I saw a beautiful city and a brilliant people rising from the abysmal bus journey. Literally, it was gorge. Every corner turned unearthed a whole new trove of exquisite architecture and character. People cruised by on the canal, which ran right through the centre. It was a pedestrianized Utopia; though most used bikes (somehow all quaint and vintage) in truth. We ate warm waffles with sweet strawberries and cream; they stuck to their cardboard base but otherwise were divine. I tried a snail – wasn’t convinced.
We arrived in Switzerland the following evening. Les Mosses, specifically: La Sapiniere, a ski resort depopulated in the summer months. On the slope of a stunning U-shaped valley up a winding road with manifold hairpin bends.

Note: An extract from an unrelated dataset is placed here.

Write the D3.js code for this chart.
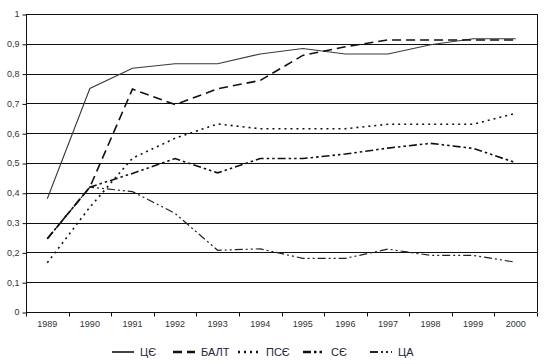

Our holiday got going with a visit to La Fromagerie or “the cheesery” an alpine dairy farm opposite us. It had its charm but it wasn’t really my thing. However, you probably know this as cheese is not a subject I blog frequently about.
Anyway, after this we ascended the “Glacier 3000” by cable car. It was rather misty so there was not a great deal to be seen above a certain height. We dangled from a ski lift, which disconcertingly stopped jerkily every so often when we were just a little too high off the ground for comfort. I purchased a postcard from the German-speaking shop. Well, I assume they were German-speaking as my request was met when I spoke to them in the aforementioned tongue – I seemed to be blanked for all my efforts (perhaps I tried too hard.)
Next we were a couple of days early for the Monteux jazz festival where fences sang and a cat crept from the bushes. Against the serene background of Lake Geneva we snapped selfies with the statue of Freddie Mercury in the main square.
The day drew on the temperature rose to a sweltering 34 degrees Celsius. We arrived at the United Nations HQ in Geneva and were taken on a brisk tour where we espied the vibrant stalagmitic roof of the Human Rights assembly room and the Art Deco League of Nations era wing. Painted on the ceiling of the League of Nations chamber was a truly epic mural depicting the steps of civilisation. I wanted to buy all the books in the gift shop, consequently this left me with no choice but to leave with none.
In Chamonix we stepped into the void. There I ordered “un chocolat chaud” to more response than the language that I’d studied which equally delighted and dismayed me. We then took the funicular to yet another glacier; this time we got to go inside it. It was reminiscent, for me at least, of “The Wall” in Game of Thrones with ice all around, illuminated in an ever evolving spectrum. We climbed a long stair to access it which is made more a descent with each year as the glacier retreats and melts away.
The final day we set off to Aosta on the Italian border with Switzerland. We sampled its fine wares; the best ice cream I’ve ever had and for only two euros and of course, the pizza. By now a multilingual citizen of the world I had decided that Italian was simply a mix of French and Spanish, both languages I’d mastered (I got to level 5 Espanol on the “Duolingo” app during exam leave) and so the tongue of the city was mine to manipulate. Walking down the promenade, we were the four musketeers: the Aryan with the telescopic lens; a turquoise tangle in monochrome vertical stripes; a vision in cobalt blue and I, the American ambassador. In the quiet of a secluded alleyway the sweet song of clarinet filtered through a first floor window, practiced and performed, unaware of its own audience – a blissful moment. Not to mention someone zoomed past on a Segway!!!